Set exercise - Using the listing below, report all lines holding the word "this".
++++ Entries provided
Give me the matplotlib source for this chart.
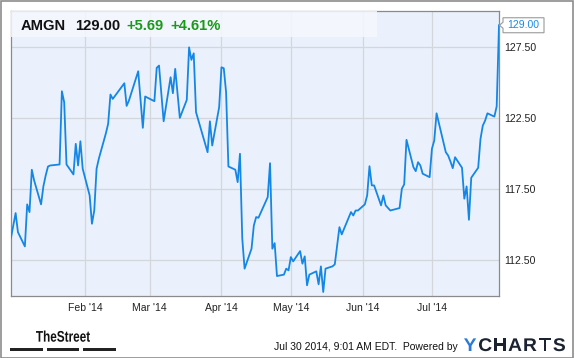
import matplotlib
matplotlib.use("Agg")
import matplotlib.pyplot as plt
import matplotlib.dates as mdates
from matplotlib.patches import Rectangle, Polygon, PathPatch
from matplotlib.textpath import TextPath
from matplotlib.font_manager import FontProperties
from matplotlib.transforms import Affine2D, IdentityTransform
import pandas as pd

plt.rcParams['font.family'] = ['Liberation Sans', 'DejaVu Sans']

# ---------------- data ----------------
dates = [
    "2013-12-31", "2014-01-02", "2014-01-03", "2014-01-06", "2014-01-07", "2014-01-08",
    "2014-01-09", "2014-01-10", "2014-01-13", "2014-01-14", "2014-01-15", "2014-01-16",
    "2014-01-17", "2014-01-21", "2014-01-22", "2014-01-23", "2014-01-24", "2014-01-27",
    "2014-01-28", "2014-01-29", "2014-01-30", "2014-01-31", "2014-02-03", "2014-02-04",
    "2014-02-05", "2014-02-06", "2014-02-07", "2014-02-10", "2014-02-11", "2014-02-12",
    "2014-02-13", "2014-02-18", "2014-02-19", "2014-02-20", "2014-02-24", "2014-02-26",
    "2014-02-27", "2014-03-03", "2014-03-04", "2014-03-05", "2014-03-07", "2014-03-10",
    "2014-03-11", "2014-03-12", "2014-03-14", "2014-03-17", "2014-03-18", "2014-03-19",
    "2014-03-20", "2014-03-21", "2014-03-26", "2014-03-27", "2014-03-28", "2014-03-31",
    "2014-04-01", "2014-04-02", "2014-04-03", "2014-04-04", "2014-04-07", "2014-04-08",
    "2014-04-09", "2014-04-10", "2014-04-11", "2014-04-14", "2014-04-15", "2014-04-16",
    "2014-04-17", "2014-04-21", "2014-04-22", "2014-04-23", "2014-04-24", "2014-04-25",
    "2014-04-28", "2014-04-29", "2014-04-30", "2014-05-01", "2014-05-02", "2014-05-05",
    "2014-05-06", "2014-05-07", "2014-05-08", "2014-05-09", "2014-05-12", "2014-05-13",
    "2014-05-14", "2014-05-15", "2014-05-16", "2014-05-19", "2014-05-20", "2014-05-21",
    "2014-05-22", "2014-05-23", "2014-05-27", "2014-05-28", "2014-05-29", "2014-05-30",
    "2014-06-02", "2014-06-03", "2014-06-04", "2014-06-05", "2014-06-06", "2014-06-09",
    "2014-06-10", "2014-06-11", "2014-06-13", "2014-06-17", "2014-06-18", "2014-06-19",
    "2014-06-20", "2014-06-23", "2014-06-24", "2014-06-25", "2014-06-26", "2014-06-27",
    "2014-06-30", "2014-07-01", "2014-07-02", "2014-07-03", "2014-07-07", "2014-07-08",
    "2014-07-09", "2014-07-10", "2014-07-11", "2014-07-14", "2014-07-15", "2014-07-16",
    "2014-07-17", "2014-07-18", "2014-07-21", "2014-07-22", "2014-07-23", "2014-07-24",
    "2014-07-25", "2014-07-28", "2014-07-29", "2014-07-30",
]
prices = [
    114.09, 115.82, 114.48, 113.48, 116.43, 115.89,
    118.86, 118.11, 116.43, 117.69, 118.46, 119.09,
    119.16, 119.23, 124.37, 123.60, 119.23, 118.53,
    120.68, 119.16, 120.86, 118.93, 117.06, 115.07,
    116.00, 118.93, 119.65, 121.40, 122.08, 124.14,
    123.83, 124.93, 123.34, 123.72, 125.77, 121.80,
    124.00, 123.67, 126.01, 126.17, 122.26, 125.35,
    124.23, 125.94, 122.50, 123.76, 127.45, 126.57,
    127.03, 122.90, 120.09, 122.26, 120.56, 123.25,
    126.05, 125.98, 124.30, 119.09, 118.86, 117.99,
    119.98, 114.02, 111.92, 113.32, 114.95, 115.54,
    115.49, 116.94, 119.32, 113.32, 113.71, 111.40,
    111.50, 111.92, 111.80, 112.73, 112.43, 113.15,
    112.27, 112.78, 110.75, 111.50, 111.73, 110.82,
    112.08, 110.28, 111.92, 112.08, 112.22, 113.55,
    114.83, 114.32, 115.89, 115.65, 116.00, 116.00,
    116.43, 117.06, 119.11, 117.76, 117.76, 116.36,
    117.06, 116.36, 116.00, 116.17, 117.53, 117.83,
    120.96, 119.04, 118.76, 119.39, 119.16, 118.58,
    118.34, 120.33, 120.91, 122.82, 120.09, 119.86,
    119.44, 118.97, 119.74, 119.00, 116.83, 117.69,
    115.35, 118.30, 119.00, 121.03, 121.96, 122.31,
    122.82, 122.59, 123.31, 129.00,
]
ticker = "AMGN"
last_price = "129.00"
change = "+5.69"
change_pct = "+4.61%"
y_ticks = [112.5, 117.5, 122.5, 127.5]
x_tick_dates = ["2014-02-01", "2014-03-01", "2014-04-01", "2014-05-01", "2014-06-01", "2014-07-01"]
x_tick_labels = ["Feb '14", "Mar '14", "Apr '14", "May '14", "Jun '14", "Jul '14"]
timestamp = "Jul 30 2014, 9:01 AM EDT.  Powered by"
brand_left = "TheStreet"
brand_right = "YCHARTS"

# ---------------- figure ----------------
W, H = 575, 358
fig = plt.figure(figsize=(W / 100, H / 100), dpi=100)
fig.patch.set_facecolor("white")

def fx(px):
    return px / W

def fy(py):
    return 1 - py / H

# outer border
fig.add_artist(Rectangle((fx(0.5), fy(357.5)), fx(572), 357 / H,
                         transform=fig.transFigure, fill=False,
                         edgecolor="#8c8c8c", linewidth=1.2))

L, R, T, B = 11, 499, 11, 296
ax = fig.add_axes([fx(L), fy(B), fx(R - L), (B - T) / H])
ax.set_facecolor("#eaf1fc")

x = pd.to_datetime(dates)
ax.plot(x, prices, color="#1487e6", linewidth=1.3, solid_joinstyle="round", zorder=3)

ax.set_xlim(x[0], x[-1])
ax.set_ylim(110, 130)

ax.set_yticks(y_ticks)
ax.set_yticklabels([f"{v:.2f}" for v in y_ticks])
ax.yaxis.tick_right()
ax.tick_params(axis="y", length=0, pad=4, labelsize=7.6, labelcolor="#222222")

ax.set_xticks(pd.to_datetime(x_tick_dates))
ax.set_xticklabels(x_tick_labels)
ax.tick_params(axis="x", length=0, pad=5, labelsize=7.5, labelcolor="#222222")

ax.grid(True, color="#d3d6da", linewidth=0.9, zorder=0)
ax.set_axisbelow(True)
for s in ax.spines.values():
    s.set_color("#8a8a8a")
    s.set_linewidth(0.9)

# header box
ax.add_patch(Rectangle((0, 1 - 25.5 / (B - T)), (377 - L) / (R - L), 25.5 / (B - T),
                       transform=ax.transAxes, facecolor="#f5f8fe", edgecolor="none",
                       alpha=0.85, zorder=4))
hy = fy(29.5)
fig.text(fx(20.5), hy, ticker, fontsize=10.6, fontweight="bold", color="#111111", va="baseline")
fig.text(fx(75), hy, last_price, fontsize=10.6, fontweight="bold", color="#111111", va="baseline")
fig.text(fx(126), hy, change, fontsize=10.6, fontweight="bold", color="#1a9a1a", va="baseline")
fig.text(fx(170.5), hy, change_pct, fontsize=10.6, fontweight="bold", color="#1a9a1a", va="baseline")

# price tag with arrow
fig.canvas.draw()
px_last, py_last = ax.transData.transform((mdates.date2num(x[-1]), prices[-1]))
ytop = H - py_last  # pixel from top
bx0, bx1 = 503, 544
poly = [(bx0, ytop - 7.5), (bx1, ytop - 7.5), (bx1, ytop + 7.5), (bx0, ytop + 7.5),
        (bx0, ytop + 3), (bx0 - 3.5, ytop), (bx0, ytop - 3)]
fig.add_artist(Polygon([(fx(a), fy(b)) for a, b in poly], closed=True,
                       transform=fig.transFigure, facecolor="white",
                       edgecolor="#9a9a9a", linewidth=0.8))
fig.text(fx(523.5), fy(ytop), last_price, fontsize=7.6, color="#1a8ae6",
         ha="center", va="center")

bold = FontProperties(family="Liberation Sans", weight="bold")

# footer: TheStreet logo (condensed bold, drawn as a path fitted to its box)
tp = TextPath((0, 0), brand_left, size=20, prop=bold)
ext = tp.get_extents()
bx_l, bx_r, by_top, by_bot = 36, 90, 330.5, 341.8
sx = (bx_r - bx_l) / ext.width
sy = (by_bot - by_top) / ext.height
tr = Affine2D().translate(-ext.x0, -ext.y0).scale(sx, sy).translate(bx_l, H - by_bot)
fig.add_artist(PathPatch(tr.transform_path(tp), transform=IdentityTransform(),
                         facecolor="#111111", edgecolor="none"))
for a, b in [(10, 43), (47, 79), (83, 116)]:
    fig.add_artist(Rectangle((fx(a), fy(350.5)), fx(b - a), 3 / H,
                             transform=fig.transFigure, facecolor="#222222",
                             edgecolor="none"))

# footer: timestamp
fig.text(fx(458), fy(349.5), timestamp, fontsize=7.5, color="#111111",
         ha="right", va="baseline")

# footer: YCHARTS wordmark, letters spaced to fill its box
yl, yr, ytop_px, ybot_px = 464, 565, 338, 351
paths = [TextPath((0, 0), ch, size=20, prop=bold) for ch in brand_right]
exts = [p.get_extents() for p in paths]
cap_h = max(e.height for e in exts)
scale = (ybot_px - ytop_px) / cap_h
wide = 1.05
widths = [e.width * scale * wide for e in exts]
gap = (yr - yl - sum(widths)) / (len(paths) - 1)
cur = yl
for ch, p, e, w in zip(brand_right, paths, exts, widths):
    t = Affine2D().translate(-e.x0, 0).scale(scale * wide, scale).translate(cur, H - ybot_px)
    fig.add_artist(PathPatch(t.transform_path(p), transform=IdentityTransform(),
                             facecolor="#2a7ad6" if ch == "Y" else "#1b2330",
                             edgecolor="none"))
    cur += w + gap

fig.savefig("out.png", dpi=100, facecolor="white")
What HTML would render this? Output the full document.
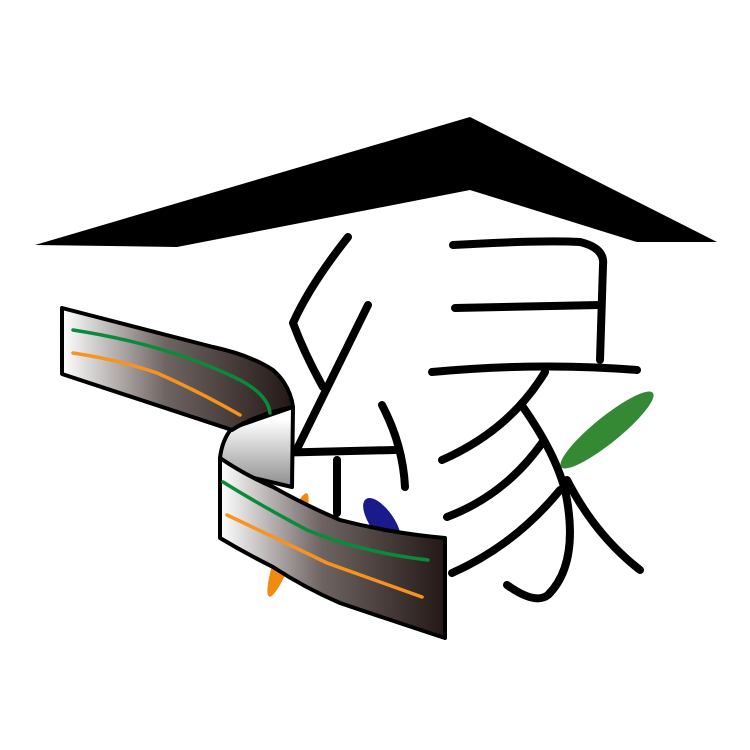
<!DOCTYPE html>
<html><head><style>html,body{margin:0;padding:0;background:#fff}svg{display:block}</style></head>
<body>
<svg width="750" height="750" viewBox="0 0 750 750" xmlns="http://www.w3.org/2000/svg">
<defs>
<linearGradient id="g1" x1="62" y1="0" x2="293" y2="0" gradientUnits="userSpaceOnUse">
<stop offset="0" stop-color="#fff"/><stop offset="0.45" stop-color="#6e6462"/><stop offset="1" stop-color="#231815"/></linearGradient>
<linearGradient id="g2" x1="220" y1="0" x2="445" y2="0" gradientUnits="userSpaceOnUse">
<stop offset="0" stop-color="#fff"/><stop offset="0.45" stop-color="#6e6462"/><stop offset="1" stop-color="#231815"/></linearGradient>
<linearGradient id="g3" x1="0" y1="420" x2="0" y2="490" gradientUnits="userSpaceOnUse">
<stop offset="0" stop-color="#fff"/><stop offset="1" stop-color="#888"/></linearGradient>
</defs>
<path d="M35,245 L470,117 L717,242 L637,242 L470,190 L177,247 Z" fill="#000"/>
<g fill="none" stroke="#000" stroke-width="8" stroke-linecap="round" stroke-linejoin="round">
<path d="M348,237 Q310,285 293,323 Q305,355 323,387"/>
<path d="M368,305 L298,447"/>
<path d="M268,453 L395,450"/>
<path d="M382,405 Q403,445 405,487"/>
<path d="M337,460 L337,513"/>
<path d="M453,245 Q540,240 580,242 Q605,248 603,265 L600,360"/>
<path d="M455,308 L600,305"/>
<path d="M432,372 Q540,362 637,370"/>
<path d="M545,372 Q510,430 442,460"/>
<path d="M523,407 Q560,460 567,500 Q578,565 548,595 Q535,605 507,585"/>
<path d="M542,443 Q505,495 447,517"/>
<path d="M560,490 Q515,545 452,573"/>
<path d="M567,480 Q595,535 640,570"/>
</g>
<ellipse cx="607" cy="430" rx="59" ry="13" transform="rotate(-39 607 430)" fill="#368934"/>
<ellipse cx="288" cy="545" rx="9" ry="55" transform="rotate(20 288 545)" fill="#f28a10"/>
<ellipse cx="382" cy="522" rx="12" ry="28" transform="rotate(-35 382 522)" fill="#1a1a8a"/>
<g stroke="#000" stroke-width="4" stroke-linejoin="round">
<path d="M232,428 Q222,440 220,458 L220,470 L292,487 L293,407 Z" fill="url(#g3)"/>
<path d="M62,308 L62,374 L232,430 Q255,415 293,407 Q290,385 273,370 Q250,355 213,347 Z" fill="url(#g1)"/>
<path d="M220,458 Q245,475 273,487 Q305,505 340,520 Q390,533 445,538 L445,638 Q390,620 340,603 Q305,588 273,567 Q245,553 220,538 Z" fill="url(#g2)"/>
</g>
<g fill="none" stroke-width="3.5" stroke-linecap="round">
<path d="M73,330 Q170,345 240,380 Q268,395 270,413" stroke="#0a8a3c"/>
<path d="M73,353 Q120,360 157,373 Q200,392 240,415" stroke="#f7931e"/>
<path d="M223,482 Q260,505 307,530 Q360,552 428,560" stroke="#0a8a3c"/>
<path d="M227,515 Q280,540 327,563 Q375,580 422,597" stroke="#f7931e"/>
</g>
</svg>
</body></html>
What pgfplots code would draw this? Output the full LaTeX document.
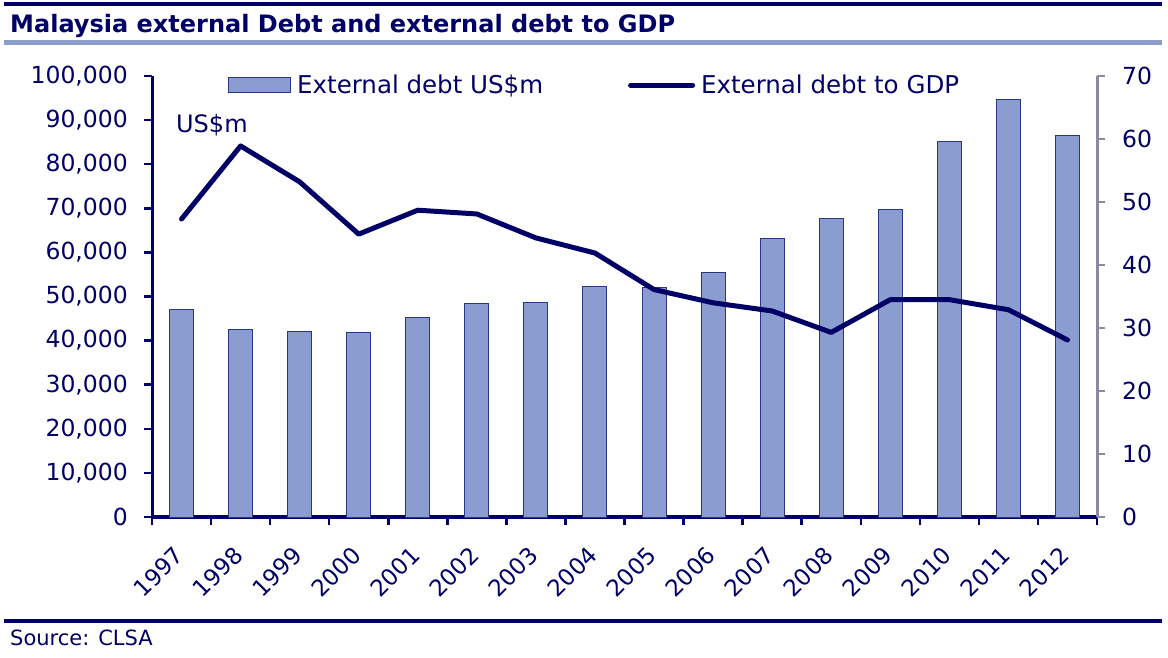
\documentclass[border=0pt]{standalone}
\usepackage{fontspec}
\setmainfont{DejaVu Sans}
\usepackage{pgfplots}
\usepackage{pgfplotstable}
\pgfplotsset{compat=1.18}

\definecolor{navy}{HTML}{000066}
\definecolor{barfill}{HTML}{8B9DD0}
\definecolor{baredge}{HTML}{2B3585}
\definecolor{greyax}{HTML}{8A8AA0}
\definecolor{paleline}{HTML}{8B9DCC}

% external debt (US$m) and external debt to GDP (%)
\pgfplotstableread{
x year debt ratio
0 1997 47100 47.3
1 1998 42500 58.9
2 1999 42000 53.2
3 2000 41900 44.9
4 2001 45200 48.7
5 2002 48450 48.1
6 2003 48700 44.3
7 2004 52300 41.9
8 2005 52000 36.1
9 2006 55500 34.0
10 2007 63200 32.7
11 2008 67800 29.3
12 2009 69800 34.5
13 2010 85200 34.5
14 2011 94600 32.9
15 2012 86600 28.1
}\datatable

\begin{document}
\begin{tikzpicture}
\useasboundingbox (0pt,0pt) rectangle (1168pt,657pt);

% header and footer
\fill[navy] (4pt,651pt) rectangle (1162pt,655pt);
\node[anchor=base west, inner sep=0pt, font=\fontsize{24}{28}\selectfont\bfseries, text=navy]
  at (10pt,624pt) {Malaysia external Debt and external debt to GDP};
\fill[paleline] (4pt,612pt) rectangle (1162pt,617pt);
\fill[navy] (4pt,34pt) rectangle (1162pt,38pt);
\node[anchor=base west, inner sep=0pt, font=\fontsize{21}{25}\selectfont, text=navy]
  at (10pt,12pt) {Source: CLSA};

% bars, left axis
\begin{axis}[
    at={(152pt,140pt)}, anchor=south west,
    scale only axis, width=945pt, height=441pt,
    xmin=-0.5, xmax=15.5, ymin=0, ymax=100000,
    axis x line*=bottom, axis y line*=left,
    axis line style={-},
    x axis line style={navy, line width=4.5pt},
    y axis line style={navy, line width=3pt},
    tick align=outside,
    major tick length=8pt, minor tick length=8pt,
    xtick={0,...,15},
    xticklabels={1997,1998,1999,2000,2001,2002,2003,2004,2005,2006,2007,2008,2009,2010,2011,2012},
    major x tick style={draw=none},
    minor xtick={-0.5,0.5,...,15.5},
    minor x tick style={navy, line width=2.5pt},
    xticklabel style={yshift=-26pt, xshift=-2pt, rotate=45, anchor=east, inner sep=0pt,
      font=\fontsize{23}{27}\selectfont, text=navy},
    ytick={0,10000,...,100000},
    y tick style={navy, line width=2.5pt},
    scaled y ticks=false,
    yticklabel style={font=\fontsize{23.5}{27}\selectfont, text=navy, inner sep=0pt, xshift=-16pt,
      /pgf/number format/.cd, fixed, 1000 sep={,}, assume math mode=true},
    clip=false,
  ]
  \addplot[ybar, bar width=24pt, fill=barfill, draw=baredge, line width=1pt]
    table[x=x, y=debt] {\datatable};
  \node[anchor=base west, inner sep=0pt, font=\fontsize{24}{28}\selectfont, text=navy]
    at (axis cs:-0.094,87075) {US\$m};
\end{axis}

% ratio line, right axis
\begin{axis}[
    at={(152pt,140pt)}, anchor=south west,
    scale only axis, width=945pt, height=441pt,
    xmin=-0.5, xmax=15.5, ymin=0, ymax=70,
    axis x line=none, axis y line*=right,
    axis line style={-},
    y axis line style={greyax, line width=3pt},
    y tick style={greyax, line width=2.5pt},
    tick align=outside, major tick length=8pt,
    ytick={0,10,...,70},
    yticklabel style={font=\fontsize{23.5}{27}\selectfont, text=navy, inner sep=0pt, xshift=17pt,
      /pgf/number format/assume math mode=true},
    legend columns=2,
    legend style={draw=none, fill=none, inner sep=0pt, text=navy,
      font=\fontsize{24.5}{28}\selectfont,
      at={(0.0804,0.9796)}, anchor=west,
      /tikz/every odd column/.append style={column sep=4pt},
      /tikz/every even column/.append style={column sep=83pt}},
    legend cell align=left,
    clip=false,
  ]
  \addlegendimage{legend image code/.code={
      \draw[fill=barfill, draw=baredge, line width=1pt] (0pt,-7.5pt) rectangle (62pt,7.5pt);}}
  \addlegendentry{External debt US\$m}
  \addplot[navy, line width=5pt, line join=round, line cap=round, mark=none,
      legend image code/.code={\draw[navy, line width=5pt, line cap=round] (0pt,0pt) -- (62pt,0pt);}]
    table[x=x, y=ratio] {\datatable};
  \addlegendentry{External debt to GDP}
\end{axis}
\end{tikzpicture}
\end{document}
++++++++
Solution to the problem -
Give me the matplotlib source for this chart.
What HTML would render this? Output the full document.
What pgfplots code would draw this? Output the full LaTeX document.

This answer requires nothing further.